The fact, however, is that the reason behind its rise will also be the reason for its fall – #GoNawazGo was huge, but it will be overtaken by whoever is in charge next, and was forever driven by a vague sense of frustration in the first place. It doesn’t even hope to compare to the courageous clarity of Malala, and she takes this win.

Winner: Malala Yousufzai


Final

Gullu Butt vs Malala Yousufzai

So here were are. The final of Who Won Pakistan in 2015 pits its most famously viral person-as-icon versus its most polarising person-of-substance.

On the one hand, Gullu Butt swept the popular imagination, and captured not just a contemporary political issue, but a much wider sense of resentment and misunderstood perceptions of the majority province. On the other hand, Malala became the reason that millions of Pakistanis flying to international destinations would have something to finally change the topic when the airport security looks at their passports.

Gullu Butt was the Pakistan all Pakistanis think the rest are like, while Malala was the Pakistan that most Pakistanis can’t agree that they should be like.

Gullu Butt was violence, but sanitised, TV-friendly, almost inconsequential violence. It was the sort of violence that was bad enough to be referenced in political debates and hilarious enough to put up on memes. Malala was agenda, whether it was her own tireless crusade to force us to give up our criminal negligence towards education, or viewed as an imposition of foreign thoughts by those who struggle to give up western ‘innovations’ themselves, like the computer, smart phone and the internet, which instead serve as a pulpit for their contradiction.

As you can see by our choices so far, we have avoided sentimentality in adjudicating these matchups. After all, the patently obnoxious Amir Liaquat won this last year.

But despite Gullu Butt’s giant-slaying in previous rounds, he doesn’t hope to stand a chance against Malala.

Gullu Butt, for all his current ubiquity, is a symbol of a slightly simpler past, when ‘miscreants’ resembled pehelwans, and not Baitullah.
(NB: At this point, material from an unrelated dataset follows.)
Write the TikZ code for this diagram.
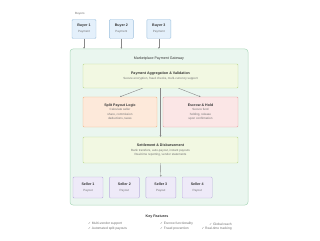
\documentclass[tikz,border=0pt]{standalone}
\usepackage{fontspec}
\setmainfont{Liberation Sans}
\newfontfamily\symfont{DejaVu Sans}
\usetikzlibrary{positioning, calc, arrows.meta}

\definecolor{buyerfill}{HTML}{E4F0FB}
\definecolor{buyerline}{HTML}{9CC0DE}
\definecolor{gwfill}{HTML}{EAF6EF}
\definecolor{gwline}{HTML}{AEDABD}
\definecolor{limefill}{HTML}{F2F8E2}
\definecolor{limeline}{HTML}{BCD98F}
\definecolor{splitfill}{HTML}{FDE9DA}
\definecolor{splitline}{HTML}{F1B68A}
\definecolor{escrowfill}{HTML}{FBE6E6}
\definecolor{escrowline}{HTML}{E9A5A5}
\definecolor{sellerfill}{HTML}{EEEAF8}
\definecolor{sellerline}{HTML}{BBAEDD}
\definecolor{titlegray}{HTML}{333333}
\definecolor{subgray}{HTML}{707070}
\definecolor{arrowgray}{HTML}{888888}

\newcommand{\cardtitle}[1]{\textcolor{titlegray}{\fontsize{3.6}{4.5}\selectfont\bfseries #1}}
\newcommand{\tick}{{\symfont ✓}}

\begin{document}
\begin{tikzpicture}[
		x=1pt, y=-1pt,
		node distance=13pt,
		every node/.style={inner sep=0pt},
		card/.style={rectangle, rounded corners=1pt, align=center, line width=0.4pt, text=subgray, font=\fontsize{3}{4.5}\selectfont},
		buyer/.style={card, draw=buyerline, fill=buyerfill, minimum width=24pt, minimum height=19pt},
		seller/.style={card, draw=sellerline, fill=sellerfill, minimum width=30pt, minimum height=21pt},
		stage/.style={card, draw=limeline, fill=limefill, minimum width=155pt},
		splitbox/.style={card, draw=splitline, fill=splitfill, minimum width=74pt, minimum height=30pt},
		escrowbox/.style={card, draw=escrowline, fill=escrowfill, minimum width=75pt, minimum height=30pt},
		gateway/.style={rectangle, rounded corners=3pt, draw=gwline, fill=gwfill, line width=0.5pt, minimum width=178pt, minimum height=156pt},
		feature/.style={text=subgray, font=\fontsize{3.3}{4}\selectfont},
		arrow/.style={draw=arrowgray, line width=0.4pt, -{Stealth[length=1.6pt, width=1.6pt]}}
		]
		
		\useasboundingbox[fill=white] (0,0) rectangle (320,240);
		
		% buyers
		\node[text=subgray, font=\fontsize{3}{4}\selectfont, anchor=west] (buyerslbl) at (75,14) {Buyers};
		\node[buyer] (buyer1) at (84,29) {\cardtitle{Buyer 1}\\[1.5pt] Payment};
		\node[buyer, right=of buyer1] (buyer2) {\cardtitle{Buyer 2}\\[1.5pt] Payment};
		\node[buyer, right=of buyer2] (buyer3) {\cardtitle{Buyer 3}\\[1.5pt] Payment};
		
		% gateway
		\node[gateway] (gateway) at (159,127) {};
		\node[text=titlegray, font=\fontsize{3.6}{4}\selectfont, below=7.5pt of gateway.north] (gwtitle) {Marketplace Payment Gateway};
		
		\node[stage, minimum height=24pt] (aggregation) at (160.5,76) {\cardtitle{Payment Aggregation \& Validation}\\[0.5pt] Secure encryption, fraud checks, multi-currency support};
		
		\node[splitbox] (split) at (120,112) {\cardtitle{Split Payout Logic}\\ Calculate seller\\ share, commission\\ deductions, taxes};
		\node[escrowbox] (escrow) at (200.5,112) {\cardtitle{Escrow \& Hold}\\ Secure fund\\ holding, release\\ upon confirmation};
		
		\node[stage, minimum height=26pt] (settlement) at (160.5,150) {\cardtitle{Settlement \& Disbursement}\\[0.5pt] Bank transfers, auto-payout, instant payouts\\ Real-time reporting, vendor statements};
		
		% sellers
		\node[seller] (seller1) at (88,187.5) {\cardtitle{Seller 1}\\[1.5pt] Payout};
		\node[seller, right=6pt of seller1] (seller2) {\cardtitle{Seller 2}\\[1.5pt] Payout};
		\node[seller, right=6pt of seller2] (seller3) {\cardtitle{Seller 3}\\[1.5pt] Payout};
		\node[seller, right=6pt of seller3] (seller4) {\cardtitle{Seller 4}\\[1.5pt] Payout};
		
		% connectors
		\foreach \b in {buyer1, buyer2, buyer3}
		\draw[arrow] (\b.south) -- (\b.south |- gateway.north);
		\draw[arrow] ([xshift=-18pt]aggregation.south) -- (split.north);
		\draw[arrow] ([xshift=18pt]aggregation.south) -- (escrow.north);
		\draw[arrow] (aggregation.south) -- (settlement.north);
		\draw[arrow] (settlement.south) -- (seller3.north);
		
		% key features
		\node[text=titlegray, font=\fontsize{3.6}{4}\selectfont\bfseries] (keytitle) at (157,217) {Key Features};
		\node[feature, anchor=west] (feat1) at (88,224) {\tick\ Multi-vendor support};
		\node[feature, anchor=west] (feat2) at (88,229) {\tick\ Automated split payouts};
		\node[feature, anchor=west] (feat3) at (160,224) {\tick\ Escrow functionality};
		\node[feature, anchor=west] (feat4) at (160,229) {\tick\ Fraud prevention};
		\node[feature, anchor=east] (feat5) at (232,224) {\tick\ Global reach};
		\node[feature, anchor=east] (feat6) at (232,229) {\tick\ Real-time tracking};
		
	\end{tikzpicture}
\end{document}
And as much as he is the incarnation of a certain Punjabi bumpkin stereotype, as a symbol there is only so far he can go.

Malala Yousufzai, who is still a teenager, has a long way to go yet, but she’s already overcome a fantastic amount.

After all, long before Aitzaz Hasan and the children of Army Public School, Pakistan used to claim that terrorists don’t attack schoolchildren. They would claim that Malala had staged being shot in the head herself, and that she wanted to bring a bad name to Pakistan. Fortunately, such parhay-likhay jahil are not the ones who need her as an inspiration.

In a country where the majority is under the age of 25, Malala is a symbol of fighting for something simple and essential for any society. She has shown not only the remarkable courage of young Pakistanis, but also shown that a young Pakistani girl can do more about the image of her country than a multitude of expensively remunerated politicians and strategists can.

Indeed, it will become increasingly hard to discuss why Pakistan doesn’t celebrate Malala, because she has become a hero for the world. Those who still can’t see that are advised to make provisions for a breathing apparatus as they continue to bury their head in the sand.